** BEGIN **

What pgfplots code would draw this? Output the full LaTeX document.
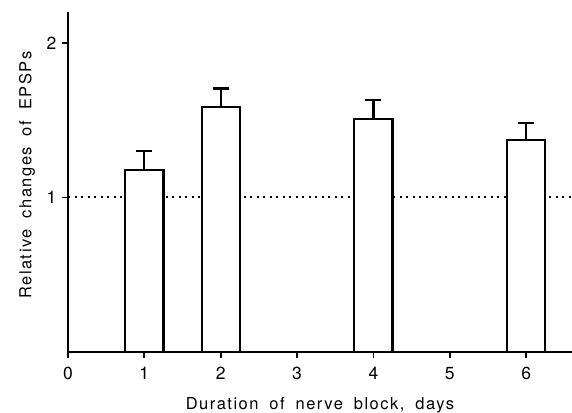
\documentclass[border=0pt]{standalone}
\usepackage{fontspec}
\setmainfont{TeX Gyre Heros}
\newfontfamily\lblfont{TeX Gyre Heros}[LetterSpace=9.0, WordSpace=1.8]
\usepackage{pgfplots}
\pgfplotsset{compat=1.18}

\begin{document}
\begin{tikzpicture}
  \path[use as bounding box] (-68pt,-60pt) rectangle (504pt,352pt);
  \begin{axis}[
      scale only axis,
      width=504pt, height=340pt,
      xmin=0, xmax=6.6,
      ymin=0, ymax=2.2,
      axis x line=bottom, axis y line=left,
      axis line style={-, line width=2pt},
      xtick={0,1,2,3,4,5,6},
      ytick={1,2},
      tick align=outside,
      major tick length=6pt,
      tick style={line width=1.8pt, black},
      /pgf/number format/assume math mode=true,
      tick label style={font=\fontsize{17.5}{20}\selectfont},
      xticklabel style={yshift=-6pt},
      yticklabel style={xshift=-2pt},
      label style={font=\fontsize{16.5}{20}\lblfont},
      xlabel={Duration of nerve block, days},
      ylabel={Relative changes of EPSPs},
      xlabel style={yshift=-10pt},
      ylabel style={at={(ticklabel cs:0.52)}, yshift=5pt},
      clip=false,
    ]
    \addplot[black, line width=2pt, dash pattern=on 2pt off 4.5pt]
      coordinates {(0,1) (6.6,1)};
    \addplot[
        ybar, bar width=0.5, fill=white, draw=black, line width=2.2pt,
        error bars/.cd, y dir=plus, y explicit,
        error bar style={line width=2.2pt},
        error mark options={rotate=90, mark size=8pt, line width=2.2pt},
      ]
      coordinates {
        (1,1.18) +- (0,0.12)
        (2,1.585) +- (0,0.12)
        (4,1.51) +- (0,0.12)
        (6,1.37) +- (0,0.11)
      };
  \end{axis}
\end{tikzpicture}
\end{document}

** END **
** BEGIN **

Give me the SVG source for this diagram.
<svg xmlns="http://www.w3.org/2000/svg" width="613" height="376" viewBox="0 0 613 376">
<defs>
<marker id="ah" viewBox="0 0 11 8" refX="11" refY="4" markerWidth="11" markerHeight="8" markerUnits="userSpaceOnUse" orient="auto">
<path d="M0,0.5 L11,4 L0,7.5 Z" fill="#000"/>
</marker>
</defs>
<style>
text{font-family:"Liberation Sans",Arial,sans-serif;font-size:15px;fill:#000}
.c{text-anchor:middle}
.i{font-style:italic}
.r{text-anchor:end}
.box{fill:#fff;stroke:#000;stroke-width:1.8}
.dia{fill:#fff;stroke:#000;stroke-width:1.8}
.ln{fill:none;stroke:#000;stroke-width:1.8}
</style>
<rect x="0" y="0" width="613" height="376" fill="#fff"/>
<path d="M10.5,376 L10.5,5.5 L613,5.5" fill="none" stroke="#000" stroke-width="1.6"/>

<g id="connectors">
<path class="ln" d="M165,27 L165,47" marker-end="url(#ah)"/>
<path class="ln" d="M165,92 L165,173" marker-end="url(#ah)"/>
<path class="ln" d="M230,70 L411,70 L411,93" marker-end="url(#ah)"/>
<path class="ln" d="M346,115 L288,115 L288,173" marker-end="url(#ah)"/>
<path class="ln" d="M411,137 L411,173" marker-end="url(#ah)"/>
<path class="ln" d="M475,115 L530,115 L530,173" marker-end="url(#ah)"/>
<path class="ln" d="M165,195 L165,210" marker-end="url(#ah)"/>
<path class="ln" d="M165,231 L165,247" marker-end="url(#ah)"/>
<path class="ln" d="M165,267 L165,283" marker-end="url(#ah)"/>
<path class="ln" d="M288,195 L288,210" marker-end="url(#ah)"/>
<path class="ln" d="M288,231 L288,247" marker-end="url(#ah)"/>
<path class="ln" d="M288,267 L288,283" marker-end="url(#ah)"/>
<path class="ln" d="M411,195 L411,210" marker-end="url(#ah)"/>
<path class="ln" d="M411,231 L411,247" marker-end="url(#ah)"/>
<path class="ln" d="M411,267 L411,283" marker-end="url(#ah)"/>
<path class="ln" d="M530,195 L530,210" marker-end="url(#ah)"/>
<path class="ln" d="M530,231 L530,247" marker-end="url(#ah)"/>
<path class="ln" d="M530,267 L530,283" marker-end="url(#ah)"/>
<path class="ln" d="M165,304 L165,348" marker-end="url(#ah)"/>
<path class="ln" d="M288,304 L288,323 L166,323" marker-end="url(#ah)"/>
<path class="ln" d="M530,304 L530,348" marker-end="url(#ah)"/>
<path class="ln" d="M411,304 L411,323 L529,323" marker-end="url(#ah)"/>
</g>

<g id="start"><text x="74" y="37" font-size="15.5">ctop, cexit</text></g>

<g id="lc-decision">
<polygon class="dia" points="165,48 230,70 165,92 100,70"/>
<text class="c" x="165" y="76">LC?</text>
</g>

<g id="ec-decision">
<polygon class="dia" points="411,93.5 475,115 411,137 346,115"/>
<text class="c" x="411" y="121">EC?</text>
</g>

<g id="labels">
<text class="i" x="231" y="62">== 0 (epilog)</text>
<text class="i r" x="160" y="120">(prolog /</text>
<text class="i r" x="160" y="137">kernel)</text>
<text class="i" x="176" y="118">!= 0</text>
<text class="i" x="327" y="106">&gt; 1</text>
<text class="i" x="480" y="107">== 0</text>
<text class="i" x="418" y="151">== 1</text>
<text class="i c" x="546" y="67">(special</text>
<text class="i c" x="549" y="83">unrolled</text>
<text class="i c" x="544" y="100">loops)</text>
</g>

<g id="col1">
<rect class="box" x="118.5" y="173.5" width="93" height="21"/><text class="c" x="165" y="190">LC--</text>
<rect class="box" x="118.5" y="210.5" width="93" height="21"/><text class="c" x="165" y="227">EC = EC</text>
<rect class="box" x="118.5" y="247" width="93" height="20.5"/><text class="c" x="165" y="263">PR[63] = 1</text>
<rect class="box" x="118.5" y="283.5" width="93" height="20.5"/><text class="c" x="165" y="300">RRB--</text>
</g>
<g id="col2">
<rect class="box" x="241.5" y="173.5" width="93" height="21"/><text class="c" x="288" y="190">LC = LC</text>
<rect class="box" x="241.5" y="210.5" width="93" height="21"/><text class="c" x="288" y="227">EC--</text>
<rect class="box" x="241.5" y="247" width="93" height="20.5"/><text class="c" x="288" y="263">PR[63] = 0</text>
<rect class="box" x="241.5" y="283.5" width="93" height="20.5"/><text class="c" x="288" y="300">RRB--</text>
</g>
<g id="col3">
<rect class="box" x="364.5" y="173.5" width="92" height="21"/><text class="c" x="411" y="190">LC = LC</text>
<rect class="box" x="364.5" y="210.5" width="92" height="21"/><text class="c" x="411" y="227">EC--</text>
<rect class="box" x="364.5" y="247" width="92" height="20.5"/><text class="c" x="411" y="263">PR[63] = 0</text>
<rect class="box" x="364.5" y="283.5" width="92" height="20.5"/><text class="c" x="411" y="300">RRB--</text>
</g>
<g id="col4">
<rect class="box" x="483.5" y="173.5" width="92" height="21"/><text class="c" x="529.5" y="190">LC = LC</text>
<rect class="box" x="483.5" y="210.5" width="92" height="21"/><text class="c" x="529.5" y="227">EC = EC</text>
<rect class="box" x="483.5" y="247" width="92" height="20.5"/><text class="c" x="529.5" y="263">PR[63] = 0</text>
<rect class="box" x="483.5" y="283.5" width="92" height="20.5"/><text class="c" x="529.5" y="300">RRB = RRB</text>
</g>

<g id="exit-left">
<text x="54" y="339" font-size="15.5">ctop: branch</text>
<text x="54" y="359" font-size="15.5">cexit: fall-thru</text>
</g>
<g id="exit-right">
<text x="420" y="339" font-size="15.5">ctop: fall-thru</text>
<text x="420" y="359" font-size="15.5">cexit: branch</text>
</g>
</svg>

** END **

◆ WRITTEN REQUEST ◆
Search the lines above for the string "draw", then show every one that has it.

◆ RESPONSE TO THIS EXERCISE ◆
What pgfplots code would draw this? Output the full LaTeX document.
        ybar, bar width=0.5, fill=white, draw=black, line width=2.2pt,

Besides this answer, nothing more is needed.